We finished, but we certainly did not do it alone.  For the first nine days we were separated into six different groups.  That didn’t happen today.  Today there was one team- one family.  Every single person echoed the same sentiment, “We have to finish.  We are so close”.  I already knew the work ethic that our team brings to the table, but I was amazed at the passion and drive of the Baylor students.  They were thoughtful, compassionate, and genuinely cared about the well-being of every single individual at that site.  I cannot stress enough how wonderful they have all been.  We could not have done it without them.

Overview pictures of multiple burials being worked on by many individuals with mounds of dirt surroundingWhile we are finished with our field season, the work is only truly just beginning.  The excavations of these unidentified individuals are only the start of a very long process.  The remains must still be cleaned, analyzed, and sampled for isotopes and DNA.  Again, we do not stand alone.  UIndy, Texas State and Baylor will participate in the cleaning and processing.  The schools will also then compile a biological profile for each individual, establishing general characteristics like age, sex, and ancestry.  Samples will be collected and analyzed by California State University (CSU Chico) and the University of North Texas.  With a lot of work, and even more luck we can help these people return to their families.

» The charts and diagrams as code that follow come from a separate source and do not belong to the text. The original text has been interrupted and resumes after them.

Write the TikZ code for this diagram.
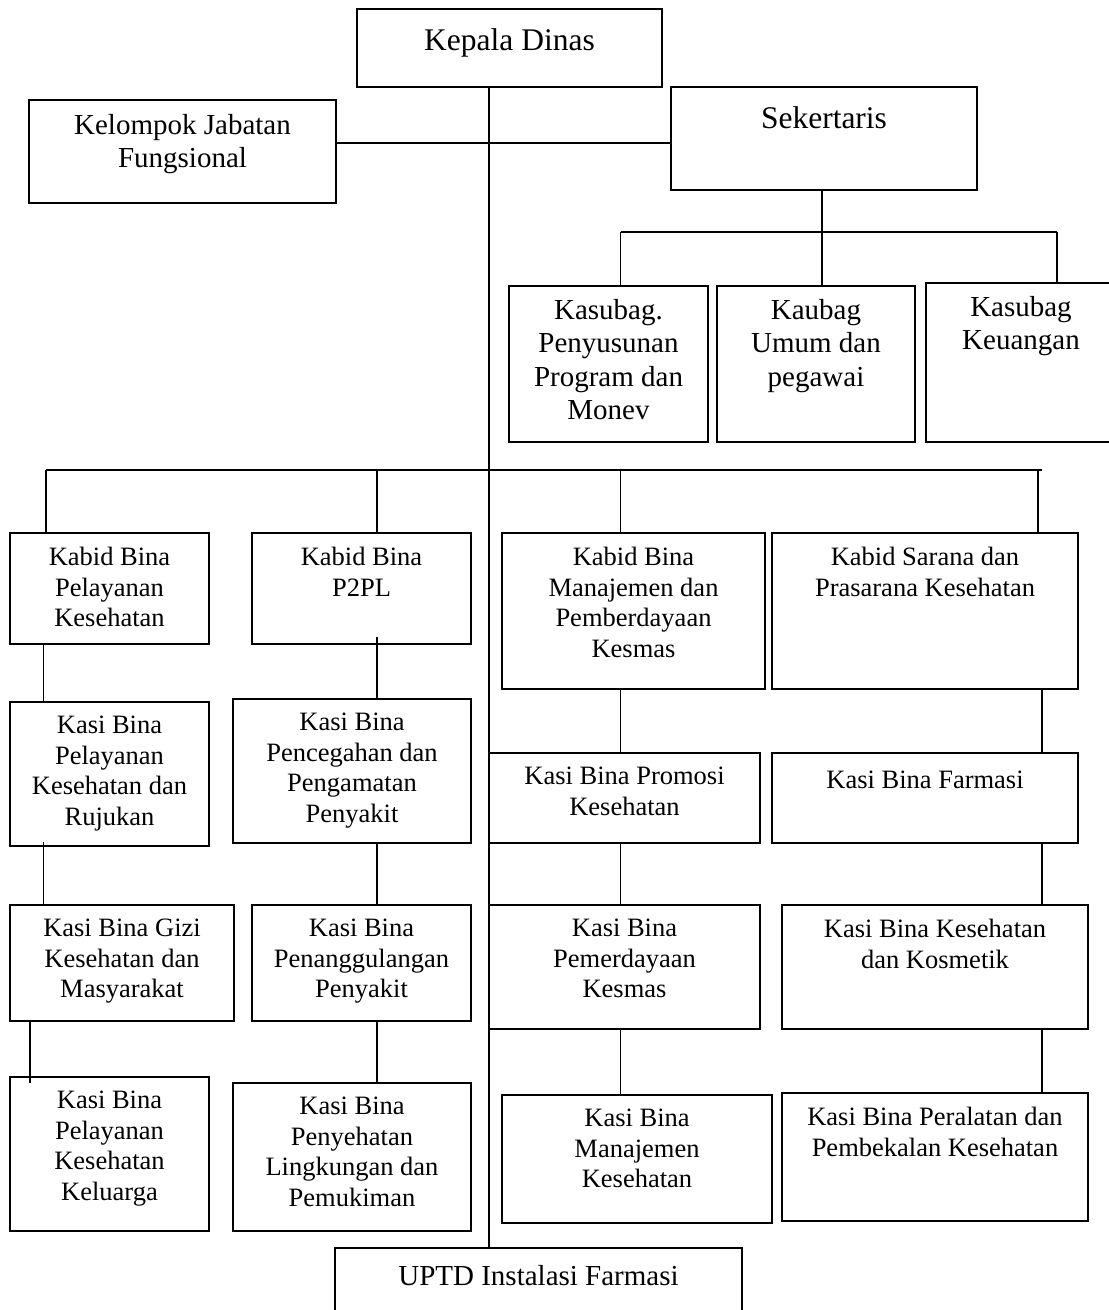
\documentclass[tikz,border=0pt]{standalone}
\usepackage{fontspec}
\setmainfont{Liberation Serif}
\usetikzlibrary{fit}
\tikzset{
  orgbox/.style={draw, line width=1.6pt, inner sep=0pt, outer sep=0pt},
  conn/.style={line width=1.6pt},
  toptxt/.style={font=\fontsize{31.5}{36}\selectfont, align=center, inner sep=0pt,
    execute at begin node=\rule{0pt}{24pt}},
  bigtxt/.style={font=\fontsize{29}{33.5}\selectfont, align=center, inner sep=0pt,
    execute at begin node=\rule{0pt}{24pt}},
  smalltxt/.style={font=\fontsize{26.5}{30.5}\selectfont, align=center, inner sep=0pt,
    execute at begin node=\rule{0pt}{21pt}},
}
% #1 name, #2 x1, #3 y1, #4 x2, #5 y2 (pixels, y downward), #6 text style, #7 top gap, #8 text
\newcommand\orgnode[8]{%
  \node[orgbox, fit={(#2,-#3)(#4,-#5)}] (#1) {};
  \node[#6, anchor=north] (#1-t) at ([yshift=-#7pt]#1.north) {#8};}
\begin{document}
\begin{tikzpicture}[x=1pt,y=1pt]
\useasboundingbox (0,0) rectangle (1109,-1310);

% top level
\orgnode{kd}{357}{9}{662}{87}{toptxt}{17}{Kepala Dinas}
\orgnode{kjf}{29}{100}{336}{203}{bigtxt}{14}{Kelompok Jabatan\\Fungsional}
\orgnode{sek}{671}{87}{977}{190}{toptxt}{17}{Sekertaris}
\orgnode{ksp}{509}{286}{708}{442}{bigtxt}{13}{Kasubag.\\Penyusunan\\Program dan\\Monev}
\orgnode{kub}{717}{286}{915}{442}{bigtxt}{13}{Kaubag\\Umum dan\\pegawai}
\orgnode{ksk}{926}{283}{1116}{442}{bigtxt}{13}{Kasubag\\Keuangan}

% kabid row
\orgnode{kb1}{10}{533}{209}{644}{smalltxt}{14}{Kabid Bina\\Pelayanan\\Kesehatan}
\orgnode{kb2}{252}{533}{471}{644}{smalltxt}{14}{Kabid Bina\\P2PL}
\orgnode{kb3}{502}{533}{765}{689}{smalltxt}{14}{Kabid Bina\\Manajemen dan\\Pemberdayaan\\Kesmas}
\orgnode{kb4}{772}{533}{1078}{689}{smalltxt}{14}{Kabid Sarana dan\\Prasarana Kesehatan}

% kasi row 1
\orgnode{ks11}{10}{702}{209}{846}{smalltxt}{14}{Kasi Bina\\Pelayanan\\Kesehatan dan\\Rujukan}
\orgnode{ks21}{233}{699}{471}{843}{smalltxt}{14}{Kasi Bina\\Pencegahan dan\\Pengamatan\\Penyakit}
\orgnode{ks31}{489}{753}{760}{843}{smalltxt}{14}{Kasi Bina Promosi\\Kesehatan}
\orgnode{ks41}{772}{753}{1078}{843}{smalltxt}{14}{Kasi Bina Farmasi}

% kasi row 2
\orgnode{ks12}{10}{905}{234}{1021}{smalltxt}{14}{Kasi Bina Gizi\\Kesehatan dan\\Masyarakat}
\orgnode{ks22}{252}{905}{471}{1021}{smalltxt}{14}{Kasi Bina\\Penanggulangan\\Penyakit}
\orgnode{ks32}{489}{905}{760}{1029}{smalltxt}{14}{Kasi Bina\\Pemerdayaan\\Kesmas}
\orgnode{ks42}{782}{905}{1088}{1029}{smalltxt}{14}{Kasi Bina Kesehatan\\dan Kosmetik}

% kasi row 3
\orgnode{ks13}{10}{1077}{209}{1231}{smalltxt}{14}{Kasi Bina\\Pelayanan\\Kesehatan\\Keluarga}
\orgnode{ks23}{233}{1083}{471}{1231}{smalltxt}{14}{Kasi Bina\\Penyehatan\\Lingkungan dan\\Pemukiman}
\orgnode{ks33}{502}{1095}{772}{1223}{smalltxt}{14}{Kasi Bina\\Manajemen\\Kesehatan}
\orgnode{ks43}{782}{1093}{1088}{1221}{smalltxt}{14}{Kasi Bina Peralatan dan\\Pembekalan Kesehatan}

% UPTD
\orgnode{uptd}{335}{1248}{742}{1330}{bigtxt}{13}{UPTD Instalasi Farmasi}

% helper coordinates
\coordinate (xm) at (489,0);
\coordinate (ysek) at (0,-143);
\coordinate (xs) at (822,0);
\coordinate (ybs) at (0,-232);
\coordinate (xsa) at (620.5,0);
\coordinate (xsc) at (1057,0);
\coordinate (ybus) at (0,-470);
\coordinate (xbl) at (46,0);
\coordinate (xbr) at (1042,0);
\coordinate (xc1) at (43.6,0);
\coordinate (xc2) at (377,0);
\coordinate (xc3) at (620.5,0);
\coordinate (xc4) at (1038,0);
\coordinate (xc4b) at (1042,0);
\coordinate (c2s) at (377,-637);
\coordinate (c1s) at (43.6,-842);
\coordinate (c1e) at (30,-1083);

% main spine
\draw[conn] (xm |- kd.south) -- (xm |- uptd.north);
% functional group to secretary
\draw[conn] (ysek -| kjf.east) -- (ysek -| sek.west);
% secretary subtree
\draw[conn] (xs |- sek.south) -- (xs |- ybs);
\draw[conn] (xsa |- ybs) -- (xsc |- ybs);
\draw[conn] (xsa |- ybs) -- (xsa |- ksp.north);
\draw[conn] (xs |- ybs) -- (xs |- kub.north);
\draw[conn] (xsc |- ybs) -- (xsc |- ksk.north);
% main bus to kabid
\draw[conn] (xbl |- ybus) -- (xbr |- ybus);
\draw[conn] (xbl |- ybus) -- (xbl |- kb1.north);
\draw[conn] (xc2 |- ybus) -- (xc2 |- kb2.north);
\draw[conn] (xc3 |- ybus) -- (xc3 |- kb3.north);
\draw[conn] (xc4 |- ybus) -- (xc4 |- kb4.north);
% column 1
\draw[conn] (xc1 |- kb1.south) -- (xc1 |- ks11.north);
\draw[conn] (c1s) -- (xc1 |- ks12.north);
\draw[conn] (c1e |- ks12.south) -- (c1e);
% column 2
\draw[conn] (c2s) -- (xc2 |- ks21.north);
\draw[conn] (xc2 |- ks21.south) -- (xc2 |- ks22.north);
\draw[conn] (xc2 |- ks22.south) -- (xc2 |- ks23.north);
% column 3
\draw[conn] (xc3 |- kb3.south) -- (xc3 |- ks31.north);
\draw[conn] (xc3 |- ks31.south) -- (xc3 |- ks32.north);
\draw[conn] (xc3 |- ks32.south) -- (xc3 |- ks33.north);
% column 4
\draw[conn] (xc4b |- kb4.south) -- (xc4b |- ks41.north);
\draw[conn] (xc4b |- ks41.south) -- (xc4b |- ks42.north);
\draw[conn] (xc4b |- ks42.south) -- (xc4b |- ks43.north);
\end{tikzpicture}
\end{document}
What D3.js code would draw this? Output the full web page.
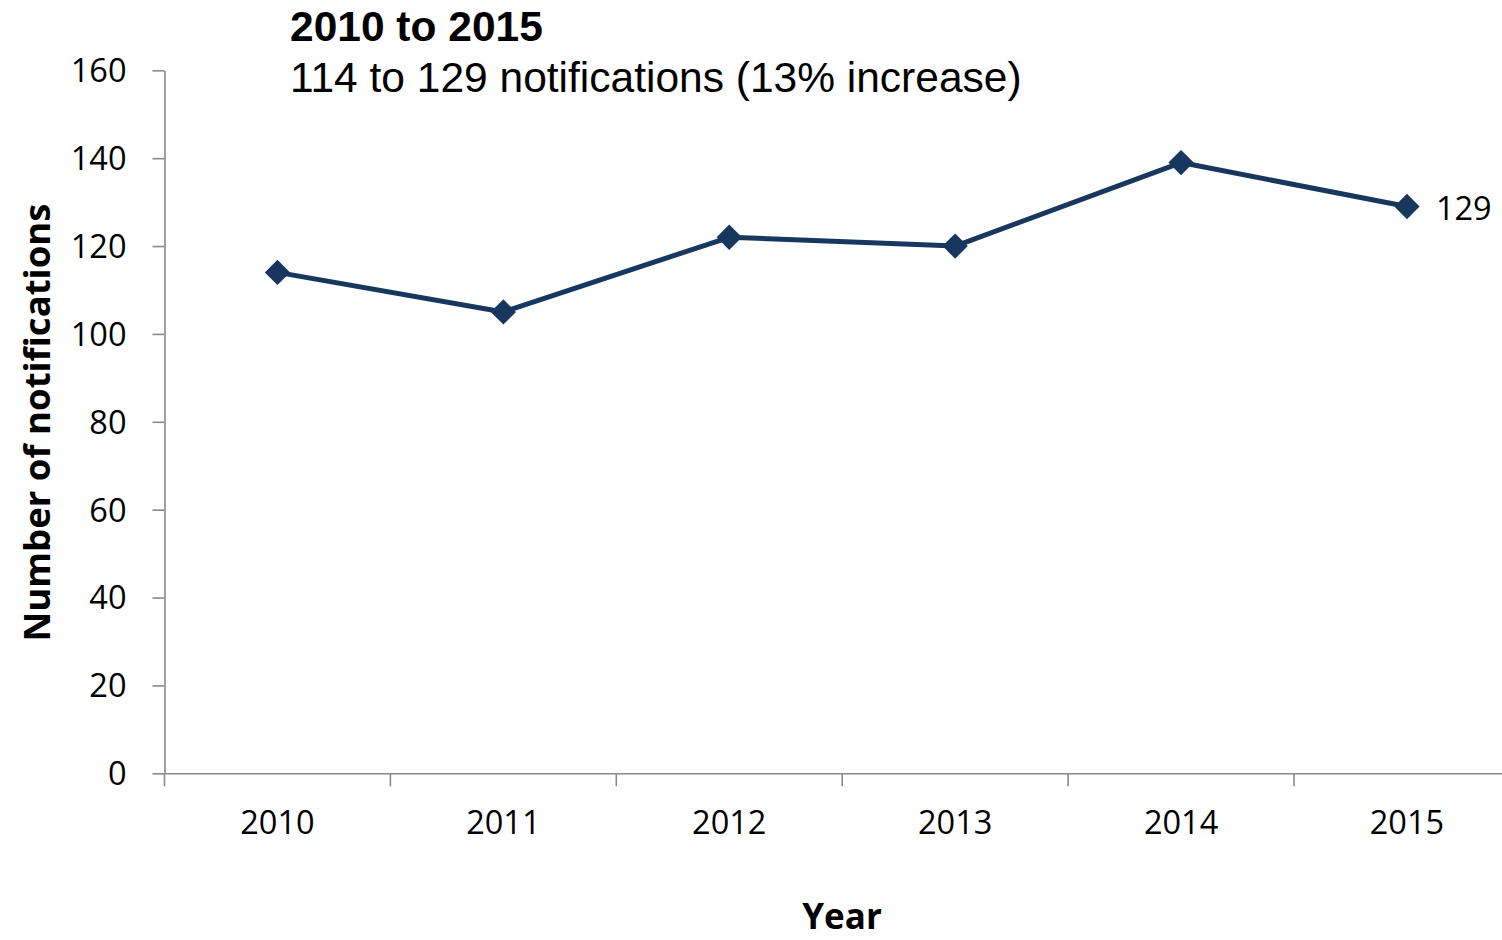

Even then, this endeavor is far from finished.  While the field season may be over, the problem still remains.  As long as individuals continue to perish in the unforgiving Texas sun and are left without a name, we will persevere.  Until every individual is returned to their family and every loved one has a place to grieve, our job is not finished.  I am astounded by everything we have accomplished in such a short period of time but there is still so much work to do, and for that this ending is bittersweet.